Entre os estudantes, parece haver consenso e nenhuma objeção a apontar. Sentados num dos bancos em madeira do pátio do liceu, Miguel, 17 anos, confessa gostar “bastante” dos gatos que passeiam pelo liceu, tal como Beatriz, de 18. “Não me incomodam nada, andam por aí e passear e até lhes faço festinhas. São amigáveis”, afirma. O colega Rafael, com menos um ano, concorda: “o Camões em especial pede festinhas, é a mascote daqui. Os outros fogem, não me incomodam nada”. Já Joana, da mesma idade, revela-se menos à vontade com a presença dos felinos – “não tenho muito contacto porque também não faço por isso, mas não me incomodam”, afirma.
O futuro do projeto
Terminado o projeto-piloto, a Patrulha Gato prepara-se agora para aumentar a sua área de intervenção. O sucesso ultrapassou mesmo fronteira e o projeto chegou lá fora: à Provedoria tem chegado feedback de vários países, curiosos para saber mais sobre a medida, como Espanha ou a Suécia. “Não estávamos à espera, mas curiosamente tivemos imensos pedidos de muitas pessoas, muitos bairros, instituições, que acharam a ideia interessantíssima, não tanto só pela questão dos ratos mas também pelo facto de lhes poderem proporcionar alojamento. É simpático ter os animais. Tem tudo para ter sucesso”, acredita Marisa Quaresma dos Reis. A procura do projeto por vários interessados aponta nesse sentido. “Nós temos vindo a receber outros contactos de pessoas que se dispõem a receber gatos. E há muitas possibilidades: podem ser particulares com jardins, pode ser um condomínio, pode ser uma empresa ou mesmo uma instituição pública como esta. Animais a precisar de realojamento nós temos, só precisamos de pessoas disponíveis para os acolher”, apela Ana Duarte Pereira.
Colónias em Lisboa
A colónia do liceu Camões é apenas uma das cerca de 1000 que estão identificadas e registadas em Lisboa. Ao contrário do que acontece na vida selvagem, contexto em que os felinos não formam colónias, “os gatos em ambiente urbano juntam-se em torno de um ponto de abrigo e de alimentação. Pode ser propositado – aquela velhinha que vai dar comida ou os gatinhos que apareceram aqui na escola e que são alimentados pelos funcionários – ou não propositado, como as traseiras de um restaurante onde os caixotes estão abertos. E acabam por ter um ou mais cuidadores, pessoas comuns da zona. As colónias são construções iminentemente humanas”, elucida Ana Duarte Pereira.

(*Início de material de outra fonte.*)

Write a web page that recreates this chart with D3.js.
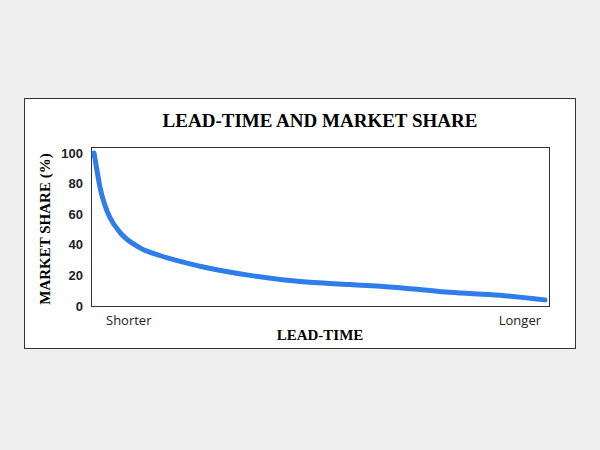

Para Marisa Quaresma dos Reis, as colónias de gatos têm um papel fundamental na sensibilização da sociedade. “É importante que as pessoas percebam que nós vivemos num ecossistema em que existem humanos e outros animais e temos de aprender a conviver de forma pacífica. O projeto Patrulha Gato é um passo nesse sentido, é uma forma de tentar harmonizar os animais que vivem na cidade e fazem parte dela com as pessoas, porque se os gatos passarem a viver em sítios onde são desejados e acarinhados, é melhor para eles e para nós. No fundo, é isso que queremos na Provedoria: tornar Lisboa uma cidade amiga dos animais e também zelar pelo bem-estar das pessoas, através da sensibilização e da educação. Medidas como este projeto são realmente muitos importantes para esse trabalho”.